Last time, I proposed the notion the two major political
parties merely offered the illusion of choice to distract the electorate from
realizing they both answer to the same master— be it a corporate oligarchy, the
ultra-wealthy one percent, or the Illuminati. Today, I feel I should revise that
hypothesis by adding the media to the mix.
When I was a reporter, back in the glory days of Woodward
and Bernstein, the press was truly independent, so much so it was often
referred to as the “Fourth Estate.” Irish statesman Edmund Burke coined that phrase, referring to the three estates of Parliament (the Lords Spiritual, the
Lords Temporal, and the Commons) but we Yanks co-opted the phrase to refer to
our three branches of government: the executive, the legislative, and the
judicial, making the press the unofficial fourth branch of our democracy. The
three branches were created by the Founders with specified Constitutional checks
and balances on each other, but that left the question, Who Watches theWatchmen? Enter the free and independent press to serve as watchdog over
government.
My, how things have changed. Today, the news media are
owned, literally and intellectually, by the same corporate overlords that control
both political parties. (Eight media conglomerates dominate US news media,
including newspapers, magazines, radio, and television). Two weeks ago, Americans
were abuzz with the revelation by National Security Agency subcontractor Edward
Snowden that their government was spying on every citizen, intercepting and
storing every email sent, phone call made, and Website visited. The public was
rightfully outraged, and I detailed why it should be here and here. One week ago,
the co-opted national media slyly changed the national narrative from the issue
of our government spying on us to the faux issue of whether Snowden was a hero
(i.e., whistleblower) or villain (i.e., traitor) for leaking the information.

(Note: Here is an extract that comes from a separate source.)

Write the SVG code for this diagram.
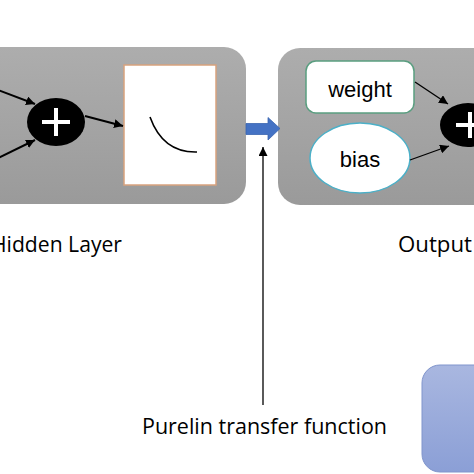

This week, the controlled, no longer independent media again changed the focus,
devoting hours of airtime and print to speculating to which country Snowden had
fled. All discussion of the outrageous, unconstitutional government spying on
US citizens, an invasion of privacy on a scale never before seen in a democracy
– or alleged democracy – was buried,
replaced by an international version of “Where’s Waldo”.
Democrats and Republicans, who have been unable to agree on
anything the past decade, now march in lockstep chanting the whistleblower is a
traitor who must be apprehended and punished for his actions. Forgotten is the
fact his actions revealed horrendous actions by our own government against you
and me. And that’s precisely the intent of the Powers That Be.